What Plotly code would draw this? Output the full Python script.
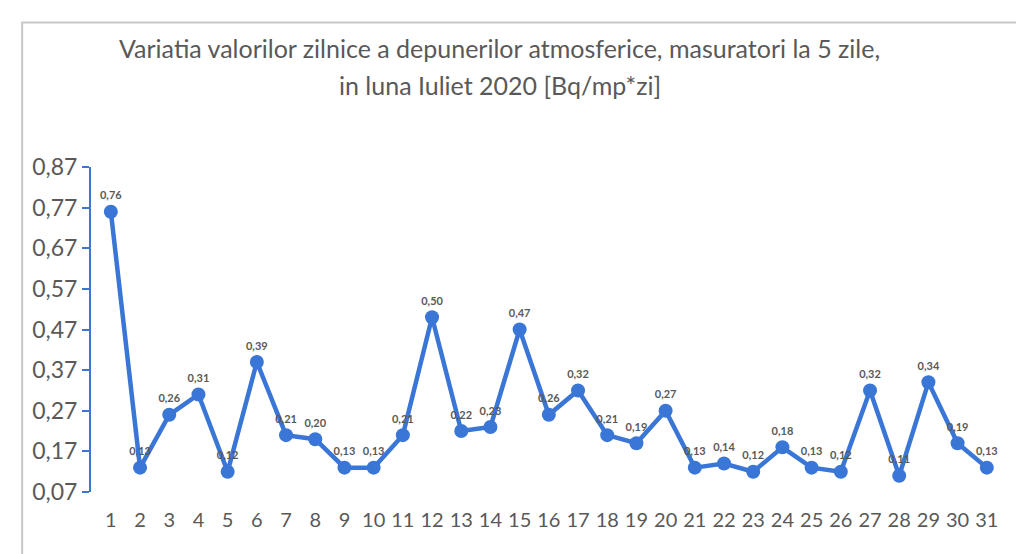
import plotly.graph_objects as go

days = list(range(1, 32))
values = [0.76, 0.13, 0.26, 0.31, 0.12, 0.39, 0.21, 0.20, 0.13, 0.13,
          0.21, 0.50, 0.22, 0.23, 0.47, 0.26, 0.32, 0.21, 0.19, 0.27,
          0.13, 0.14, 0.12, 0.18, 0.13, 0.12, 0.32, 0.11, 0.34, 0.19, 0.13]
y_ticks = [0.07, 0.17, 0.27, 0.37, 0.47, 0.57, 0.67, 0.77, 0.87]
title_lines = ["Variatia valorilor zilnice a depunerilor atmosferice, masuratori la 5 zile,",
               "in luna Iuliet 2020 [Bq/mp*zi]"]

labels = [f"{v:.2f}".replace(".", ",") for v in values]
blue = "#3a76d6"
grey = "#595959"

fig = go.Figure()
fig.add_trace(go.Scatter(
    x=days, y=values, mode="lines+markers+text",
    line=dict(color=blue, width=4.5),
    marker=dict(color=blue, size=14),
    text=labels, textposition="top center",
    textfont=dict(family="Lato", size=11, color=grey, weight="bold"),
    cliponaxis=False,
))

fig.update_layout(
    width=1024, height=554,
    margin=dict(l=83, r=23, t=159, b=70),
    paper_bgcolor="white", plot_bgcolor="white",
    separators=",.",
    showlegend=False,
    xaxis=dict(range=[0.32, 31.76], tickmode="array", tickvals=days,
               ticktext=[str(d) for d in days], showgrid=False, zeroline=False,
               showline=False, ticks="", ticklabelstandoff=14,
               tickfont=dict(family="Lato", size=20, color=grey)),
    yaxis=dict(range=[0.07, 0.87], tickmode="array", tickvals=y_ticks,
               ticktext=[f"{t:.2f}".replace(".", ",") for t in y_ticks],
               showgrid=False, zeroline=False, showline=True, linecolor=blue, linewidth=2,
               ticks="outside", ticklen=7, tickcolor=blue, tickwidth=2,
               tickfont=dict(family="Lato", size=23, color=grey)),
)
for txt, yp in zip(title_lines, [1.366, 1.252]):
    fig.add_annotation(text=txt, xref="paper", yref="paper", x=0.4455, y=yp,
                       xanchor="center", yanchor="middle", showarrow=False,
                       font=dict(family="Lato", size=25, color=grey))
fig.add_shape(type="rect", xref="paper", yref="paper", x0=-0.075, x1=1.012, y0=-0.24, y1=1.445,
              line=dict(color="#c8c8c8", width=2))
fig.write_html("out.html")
┄┄┄┄┄┄
## [Exercise directions]
Retype the whole listing exactly and leave the pictures out.

## [Task result]
What Plotly code would draw this? Output the full Python script.
import plotly.graph_objects as go

days = list(range(1, 32))
values = [0.76, 0.13, 0.26, 0.31, 0.12, 0.39, 0.21, 0.20, 0.13, 0.13,
          0.21, 0.50, 0.22, 0.23, 0.47, 0.26, 0.32, 0.21, 0.19, 0.27,
          0.13, 0.14, 0.12, 0.18, 0.13, 0.12, 0.32, 0.11, 0.34, 0.19, 0.13]
y_ticks = [0.07, 0.17, 0.27, 0.37, 0.47, 0.57, 0.67, 0.77, 0.87]
title_lines = ["Variatia valorilor zilnice a depunerilor atmosferice, masuratori la 5 zile,",
               "in luna Iuliet 2020 [Bq/mp*zi]"]

labels = [f"{v:.2f}".replace(".", ",") for v in values]
blue = "#3a76d6"
grey = "#595959"

fig = go.Figure()
fig.add_trace(go.Scatter(
    x=days, y=values, mode="lines+markers+text",
    line=dict(color=blue, width=4.5),
    marker=dict(color=blue, size=14),
    text=labels, textposition="top center",
    textfont=dict(family="Lato", size=11, color=grey, weight="bold"),
    cliponaxis=False,
))

fig.update_layout(
    width=1024, height=554,
    margin=dict(l=83, r=23, t=159, b=70),
    paper_bgcolor="white", plot_bgcolor="white",
    separators=",.",
    showlegend=False,
    xaxis=dict(range=[0.32, 31.76], tickmode="array", tickvals=days,
               ticktext=[str(d) for d in days], showgrid=False, zeroline=False,
               showline=False, ticks="", ticklabelstandoff=14,
               tickfont=dict(family="Lato", size=20, color=grey)),
    yaxis=dict(range=[0.07, 0.87], tickmode="array", tickvals=y_ticks,
               ticktext=[f"{t:.2f}".replace(".", ",") for t in y_ticks],
               showgrid=False, zeroline=False, showline=True, linecolor=blue, linewidth=2,
               ticks="outside", ticklen=7, tickcolor=blue, tickwidth=2,
               tickfont=dict(family="Lato", size=23, color=grey)),
)
for txt, yp in zip(title_lines, [1.366, 1.252]):
    fig.add_annotation(text=txt, xref="paper", yref="paper", x=0.4455, y=yp,
                       xanchor="center", yanchor="middle", showarrow=False,
                       font=dict(family="Lato", size=25, color=grey))
fig.add_shape(type="rect", xref="paper", yref="paper", x0=-0.075, x1=1.012, y0=-0.24, y1=1.445,
              line=dict(color="#c8c8c8", width=2))
fig.write_html("out.html")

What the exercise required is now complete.